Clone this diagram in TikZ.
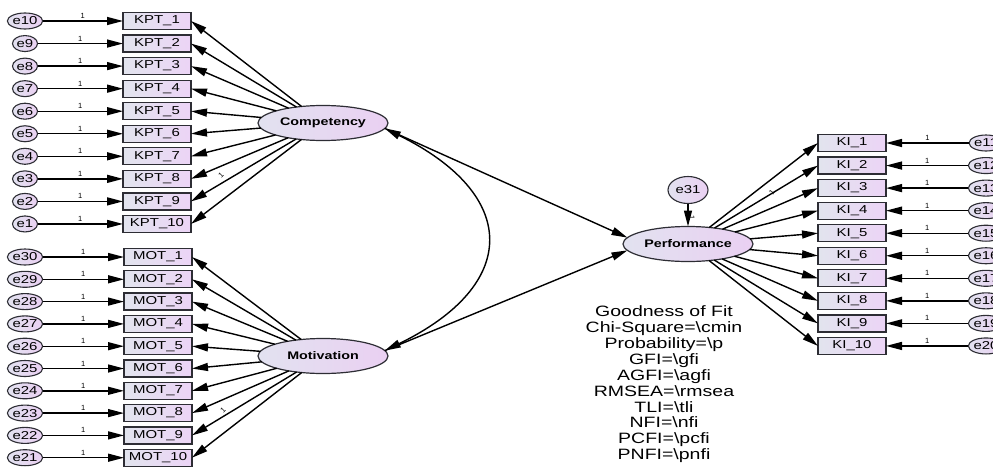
\documentclass[tikz,border=0pt]{standalone}
\usepackage{graphicx}
\usepackage{fontspec}
\setmainfont{Liberation Sans}
\usetikzlibrary{arrows.meta,shapes.geometric}

\definecolor{boxL}{RGB}{226,228,238}
\definecolor{boxR}{RGB}{236,212,246}
\definecolor{ellL}{RGB}{226,226,240}
\definecolor{ellR}{RGB}{234,208,242}
\definecolor{edge}{RGB}{45,45,52}

% text in this model is set slightly wide
\newcommand{\wide}[1]{\scalebox{1.3}[1]{#1}}

\begin{document}
\begin{tikzpicture}[x=1pt,y=-1pt,
  every node/.style={inner sep=0pt,outer sep=0pt},
  obs/.style={draw=edge,line width=1.3pt,minimum width=68pt,minimum height=17pt,
    left color=boxL,right color=boxR,font=\fontsize{11.5}{11.5}\selectfont},
  err/.style={ellipse,draw=edge,line width=1.1pt,minimum width=25pt,minimum height=16pt,
    left color=ellL,right color=ellR,font=\fontsize{11.5}{11.5}\selectfont},
  lat/.style={ellipse,draw=edge,line width=1.2pt,minimum width=130pt,minimum height=35pt,
    left color=ellL,right color=ellR,font=\bfseries\fontsize{11}{11}\selectfont},
  tip/.tip={Triangle[length=16pt,width=8pt]},
  link/.style={draw=black,line width=1.4pt,-tip},
  cov/.style={draw=black,line width=1.4pt,tip-tip},
  one/.style={font=\fontsize{7.5}{7.5}\selectfont},
]
\useasboundingbox (0,0) rectangle (993,469);
\clip (0,0) rectangle (993,469);

% latent variables
\node[lat] (comp) at (323,123) {\wide{Competency}};
\node[lat] (mot)  at (323,356) {\wide{Motivation}};
\node[lat] (perf) at (688,244) {\wide{Performance}};
\node[err,minimum width=40pt,minimum height=27pt,font=\fontsize{11.5}{11.5}\selectfont] (e31) at (688,190) {\wide{e31}};

% competency indicators
\foreach \i [evaluate=\i as \yy using 21+22.55*(\i-1),
             evaluate=\i as \e using int(11-\i)] in {1,...,10}{
  \node[obs] (kpt\i) at (157,\yy) {\wide{KPT\_\i}};
  \node[err] (ek\i) at (25,\yy) {\wide{e\e}};
  \draw[link] (ek\i) -- node[one,above=2.5pt]{1} (kpt\i);
  \draw[link] (comp) -- (kpt\i.east);
}

% motivation indicators
\foreach \i [evaluate=\i as \yy using 257+22.3*(\i-1),
             evaluate=\i as \e using int(31-\i)] in {1,...,10}{
  \node[obs] (mot\i) at (158,\yy) {\wide{MOT\_\i}};
  \node[err] (em\i) at (25,\yy) {\wide{e\e}};
  \draw[link] (em\i) -- node[one,above=2.5pt]{1} (mot\i);
  \draw[link] (mot) -- (mot\i.east);
}

% performance indicators
\foreach \i [evaluate=\i as \yy using 143+22.55*(\i-1),
             evaluate=\i as \e using int(10+\i)] in {1,...,10}{
  \node[obs] (ki\i) at (852,\yy) {\wide{KI\_\i}};
  \node[err] (ei\i) at (986,\yy) {\wide{e\e}};
  \draw[link] (ei\i) -- node[one,above=2.5pt]{1} (ki\i);
  \draw[link] (perf) -- (ki\i.west);
}

% fixed loadings
\node[one,rotate=45] (fk) at (221,175) {1};
\node[one,rotate=45] (fm) at (223,410) {1};
\node[one,rotate=55] (fi) at (772,192) {1};

% structural paths
\draw[link] (e31) -- node[one,right=4pt,rotate=-90]{1} (perf);
\draw[link] (comp.-5) -- (perf.174);
\draw[link] (mot.5) -- (perf.186);
\draw[cov] (comp.-5) .. controls (520,195) and (520,285) .. (mot.5);

% fit summary
\node (fit) at (664,385) {\scalebox{1.3}[1]{\fontsize{15}{15.9}\selectfont
  \begin{tabular}{@{}c@{}}
  Goodness of Fit\\
  Chi-Square=\textbackslash cmin\\
  Probability=\textbackslash p\\
  GFI=\textbackslash gfi\\
  AGFI=\textbackslash agfi\\
  RMSEA=\textbackslash rmsea\\
  TLI=\textbackslash tli\\
  NFI=\textbackslash nfi\\
  PCFI=\textbackslash pcfi\\
  PNFI=\textbackslash pnfi
  \end{tabular}}};
\end{tikzpicture}
\end{document}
☆ ☆ ☆ ☆ ☆
EXERCISE OBJECTIVE: Reproduce the material word for word, minus the images.

RESULT FOR THIS EXERCISE:
Clone this diagram in TikZ.
\documentclass[tikz,border=0pt]{standalone}
\usepackage{graphicx}
\usepackage{fontspec}
\setmainfont{Liberation Sans}
\usetikzlibrary{arrows.meta,shapes.geometric}

\definecolor{boxL}{RGB}{226,228,238}
\definecolor{boxR}{RGB}{236,212,246}
\definecolor{ellL}{RGB}{226,226,240}
\definecolor{ellR}{RGB}{234,208,242}
\definecolor{edge}{RGB}{45,45,52}

% text in this model is set slightly wide
\newcommand{\wide}[1]{\scalebox{1.3}[1]{#1}}

\begin{document}
\begin{tikzpicture}[x=1pt,y=-1pt,
  every node/.style={inner sep=0pt,outer sep=0pt},
  obs/.style={draw=edge,line width=1.3pt,minimum width=68pt,minimum height=17pt,
    left color=boxL,right color=boxR,font=\fontsize{11.5}{11.5}\selectfont},
  err/.style={ellipse,draw=edge,line width=1.1pt,minimum width=25pt,minimum height=16pt,
    left color=ellL,right color=ellR,font=\fontsize{11.5}{11.5}\selectfont},
  lat/.style={ellipse,draw=edge,line width=1.2pt,minimum width=130pt,minimum height=35pt,
    left color=ellL,right color=ellR,font=\bfseries\fontsize{11}{11}\selectfont},
  tip/.tip={Triangle[length=16pt,width=8pt]},
  link/.style={draw=black,line width=1.4pt,-tip},
  cov/.style={draw=black,line width=1.4pt,tip-tip},
  one/.style={font=\fontsize{7.5}{7.5}\selectfont},
]
\useasboundingbox (0,0) rectangle (993,469);
\clip (0,0) rectangle (993,469);

% latent variables
\node[lat] (comp) at (323,123) {\wide{Competency}};
\node[lat] (mot)  at (323,356) {\wide{Motivation}};
\node[lat] (perf) at (688,244) {\wide{Performance}};
\node[err,minimum width=40pt,minimum height=27pt,font=\fontsize{11.5}{11.5}\selectfont] (e31) at (688,190) {\wide{e31}};

% competency indicators
\foreach \i [evaluate=\i as \yy using 21+22.55*(\i-1),
             evaluate=\i as \e using int(11-\i)] in {1,...,10}{
  \node[obs] (kpt\i) at (157,\yy) {\wide{KPT\_\i}};
  \node[err] (ek\i) at (25,\yy) {\wide{e\e}};
  \draw[link] (ek\i) -- node[one,above=2.5pt]{1} (kpt\i);
  \draw[link] (comp) -- (kpt\i.east);
}

% motivation indicators
\foreach \i [evaluate=\i as \yy using 257+22.3*(\i-1),
             evaluate=\i as \e using int(31-\i)] in {1,...,10}{
  \node[obs] (mot\i) at (158,\yy) {\wide{MOT\_\i}};
  \node[err] (em\i) at (25,\yy) {\wide{e\e}};
  \draw[link] (em\i) -- node[one,above=2.5pt]{1} (mot\i);
  \draw[link] (mot) -- (mot\i.east);
}

% performance indicators
\foreach \i [evaluate=\i as \yy using 143+22.55*(\i-1),
             evaluate=\i as \e using int(10+\i)] in {1,...,10}{
  \node[obs] (ki\i) at (852,\yy) {\wide{KI\_\i}};
  \node[err] (ei\i) at (986,\yy) {\wide{e\e}};
  \draw[link] (ei\i) -- node[one,above=2.5pt]{1} (ki\i);
  \draw[link] (perf) -- (ki\i.west);
}

% fixed loadings
\node[one,rotate=45] (fk) at (221,175) {1};
\node[one,rotate=45] (fm) at (223,410) {1};
\node[one,rotate=55] (fi) at (772,192) {1};

% structural paths
\draw[link] (e31) -- node[one,right=4pt,rotate=-90]{1} (perf);
\draw[link] (comp.-5) -- (perf.174);
\draw[link] (mot.5) -- (perf.186);
\draw[cov] (comp.-5) .. controls (520,195) and (520,285) .. (mot.5);

% fit summary
\node (fit) at (664,385) {\scalebox{1.3}[1]{\fontsize{15}{15.9}\selectfont
  \begin{tabular}{@{}c@{}}
  Goodness of Fit\\
  Chi-Square=\textbackslash cmin\\
  Probability=\textbackslash p\\
  GFI=\textbackslash gfi\\
  AGFI=\textbackslash agfi\\
  RMSEA=\textbackslash rmsea\\
  TLI=\textbackslash tli\\
  NFI=\textbackslash nfi\\
  PCFI=\textbackslash pcfi\\
  PNFI=\textbackslash pnfi
  \end{tabular}}};
\end{tikzpicture}
\end{document}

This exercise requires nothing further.